The U.S. unemployment rate hit 9.7% in July, the highest rate since 1983. Information about the August unemployment rate will come out at 8:30 a.m. Eastern Time on October 2, so MoveOn is helping to organize "Will Work for Clean Energy" events across the country to bring attention to the potential job creation of investment in renewable energy. The group is encouraging people to dress up in their best "depression-era" clothing and organize in groups of 5 to 25 to form symbolic unemployment lines.Participants are encouraged to bring green jobs petitions to gather signatures to lobby senators on the Senate climate bill, rumored to drop Wednesday. Before the events, MoveOn is inviting participants to join them on a national host conference call at 9 p.m. EST. To join, dial (212) 812-2800 and enter 6031 9796.
In Good Taste?
I'm often uncomfortable with this sort of event--one that uses imagery and associations from history as a basis for action today. We live in a unique time, and comparisons between the 1930s, which saw unemployment reach a painful 25 percent, and today are a bit of a stretch.

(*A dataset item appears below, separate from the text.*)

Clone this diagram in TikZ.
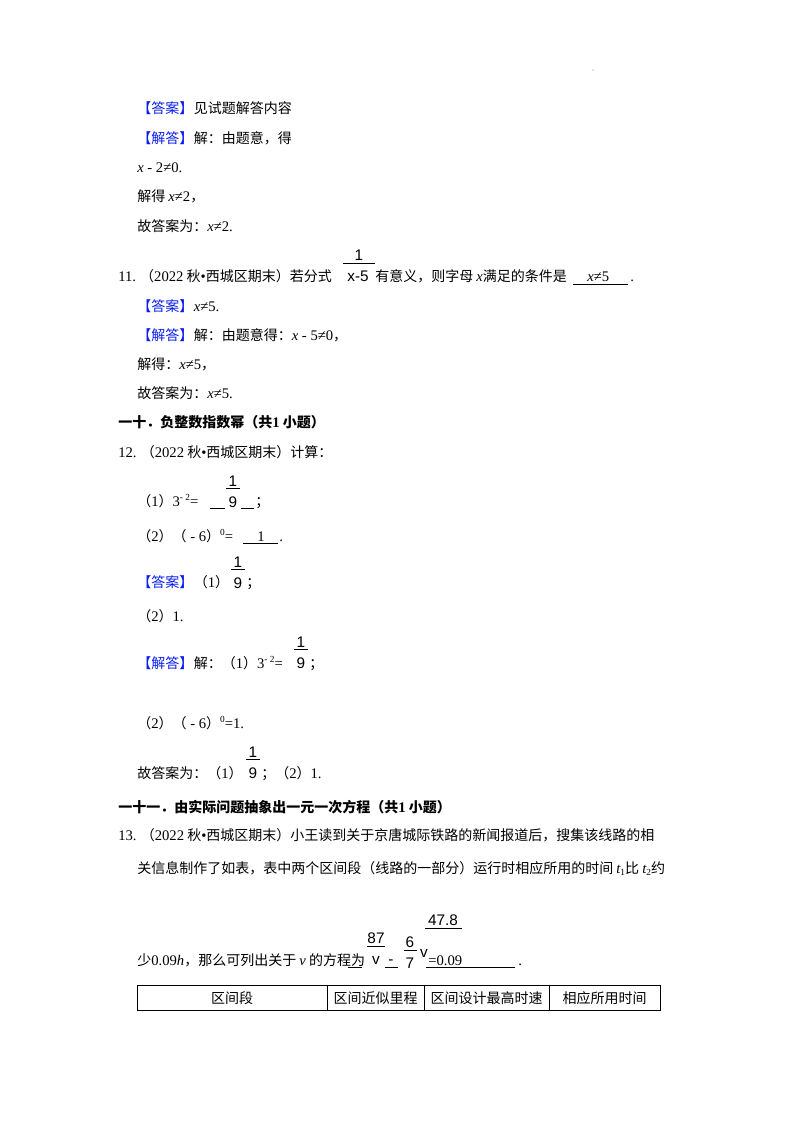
\documentclass[tikz,border=0pt]{standalone}
\usepackage{fontspec}
\setmainfont{Liberation Serif}
\newfontfamily\cjk{Noto Sans CJK SC}
\newfontfamily\arl{Liberation Sans}
\newcommand\en[1]{{\rmfamily\fontsize{11}{12}\selectfont #1}}
\newcommand\vx{{\rmfamily\itshape\fontsize{11}{12}\selectfont x}}
\definecolor{ansblue}{RGB}{10,30,240}
\tikzset{
  t/.style={anchor=base west,inner sep=0pt,font=\cjk\fontsize{10.5}{12}\selectfont},
  b/.style={t,font=\cjk\bfseries\fontsize{10.5}{12}\selectfont},
  fr/.style={anchor=base,inner sep=0pt,font=\arl\fontsize{11.5}{12}\selectfont},
  tag/.style={t,text=ansblue},
  cell/.style={anchor=center,inner sep=0pt,font=\cjk\fontsize{10.5}{12}\selectfont},
}
\newcommand\frc[4]{% x, ybase(num), num, den
  \node[fr] at (#1,#2) {#3};
  \node[fr] at (#1,#2+21) {#4};
}
\begin{document}
\begin{tikzpicture}[x=0.75pt,y=-0.75pt]
\useasboundingbox (0,0) rectangle (800,1132);
\fill[white] (0,0) rectangle (800,1132);
\fill[gray] (593,70) circle (0.6);
% Q10 answer
\node[tag] (a1) at (137,113) {【答案】};
\node[t] at (a1.base east) {见试题解答内容};
\node[tag] (a2) at (137,143) {【解答】};
\node[t] at (a2.base east) {解：由题意，得};
\node[t] at (137,172) {\vx\en{ - 2≠0.}};
\node[t] at (137,201) {解得 \vx\en{≠2}，};
\node[t] at (137,231) {故答案为：\vx\en{≠2.}};
% Q11
\node[t] at (118,281) {\en{11.} （\en{2022} 秋\en{•}西城区期末）若分式};
\node[fr] at (359,260) {1};
\draw (343,263) -- (375,263);
\node[fr] at (358,281) {x-5};
\node[t] at (375,281) {有意义，则字母 \vx 满足的条件是};
\node[t] at (587,281) {\vx\en{≠5}};
\draw (573,284) -- (628,284);
\node[t] at (630,281) {\en{.}};
\node[tag] (a3) at (137,311) {【答案】};
\node[t] at (a3.base east) {\vx\en{≠5.}};
\node[tag] (a4) at (137,340) {【解答】};
\node[t] at (a4.base east) {解：由题意得：\vx\en{ - 5≠0}，};
\node[t] at (137,369) {解得：\vx\en{≠5}，};
\node[t] at (137,398) {故答案为：\vx\en{≠5.}};
% Section 10
\node[b] at (118,427) {一十．负整数指数幂（共\en{\bfseries 1} 小题）};
\node[t] at (118,457) {\en{12.} （\en{2022} 秋\en{•}西城区期末）计算：};
\node[t] at (137,506) {（\en{1}）\en{3}\raisebox{4pt}{\en{\scriptsize - 2}}\en{=}};
\draw (210,508) -- (225,508);
\frc{233}{486}{1}{9}
\draw (226,488) -- (240,488);
\draw (241,508) -- (254,508);
\node[t] at (255,506) {；};
\node[t] at (137,541) {（\en{2}）（\en{ - 6}）\raisebox{4pt}{\en{\scriptsize 0}}\en{=}};
\node[t] at (257,541) {\en{1}};
\draw (243,543) -- (278,543);
\node[t] at (279,541) {\en{.}};
\node[tag] (a5) at (137,587) {【答案】};
\node[t] at (a5.base east) {（\en{1}）};
\frc{238}{567}{1}{9}
\draw (231,569) -- (245,569);
\node[t] at (246,587) {；};
\node[t] at (137,621) {（\en{2}）\en{1.}};
\node[tag] (a6) at (137,668) {【解答】};
\node[t] at (a6.base east) {解：（\en{1}）\en{3}\raisebox{4pt}{\en{\scriptsize - 2}}\en{=}};
\frc{301}{647}{1}{9}
\draw (294,649) -- (308,649);
\node[t] at (309,668) {；};
\node[t] at (137,728) {（\en{2}）（\en{ - 6}）\raisebox{4pt}{\en{\scriptsize 0}}\en{=1.}};
\node[t] at (137,778) {故答案为：（\en{1}）};
\frc{253}{757}{1}{9}
\draw (246,759) -- (260,759);
\node[t] at (261,778) {；（\en{2}）\en{1.}};
% Section 11
\node[b] at (118,812) {一十一．由实际问题抽象出一元一次方程（共\en{\bfseries 1} 小题）};
\node[t] at (118,840) {\en{13.} （\en{2022} 秋\en{•}西城区期末）小王读到关于京唐城际铁路的新闻报道后，搜集该线路的相};
\node[t] at (137,873) {关信息制作了如表，表中两个区间段（线路的一部分）运行时相应所用的时间 \en{\itshape t}\raisebox{-2pt}{\en{\scriptsize 1}}比 \en{\itshape t}\raisebox{-2pt}{\en{\scriptsize 2}}约};
\node[t] at (137,965) {少\en{0.09}\en{\itshape h}，那么可列出关于 \en{\itshape v} 的方程为};
\draw (348,967) -- (362,967);
\frc{376}{943}{87}{v}
\draw (367,946) -- (385,946);
\node[fr] at (391,964) {-};
\draw (385,967) -- (398,967);
\node[fr] at (443,925) {47.8};
\draw (425,928) -- (462,928);
\frc{410}{947}{6}{7}
\draw (404,950) -- (417,950);
\node[fr] at (424,957) {v};
\node[t] at (428,965) {\en{=0.09}};
\draw (426,967) -- (515,967);
\node[t] at (518,965) {\en{.}};
% table
\draw[line width=0.5pt] (137,985) rectangle (660,1010);
\foreach \cx in {327,424,549} \draw[line width=0.5pt] (\cx,985) -- (\cx,1010);
\node[cell] at (232,998) {区间段};
\node[cell] at (375.5,998) {区间近似里程};
\node[cell] at (486.5,998) {区间设计最高时速};
\node[cell] at (604.5,998) {相应所用时间};
\end{tikzpicture}
\end{document}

Clean energy proponents also like to link today's political struggle with that of the civil rights movement. In this analogy the moral urgency seems to be comparable, while the tactics and strategies of each movement greatly differ. Perhaps the most obvious difference is tactile. In the civil rights era, one could see with one's own eyes injustice. When discussing climate change, the enemy, greenhouse gases, are actually invisible. All the more reason to concentrate messages on jobs, clean energy investment, polluters, and on environmental justice issues like displacement and public health.
I hope MoveOn is reaching beyond its normal constituency to reach those who have been hit by this financial tsunami so the people organizing the "Will Work for Clean Energy" events are actually those directly affected by the economic forces that are changing the country and our planet faster than our lawmakers can keep up.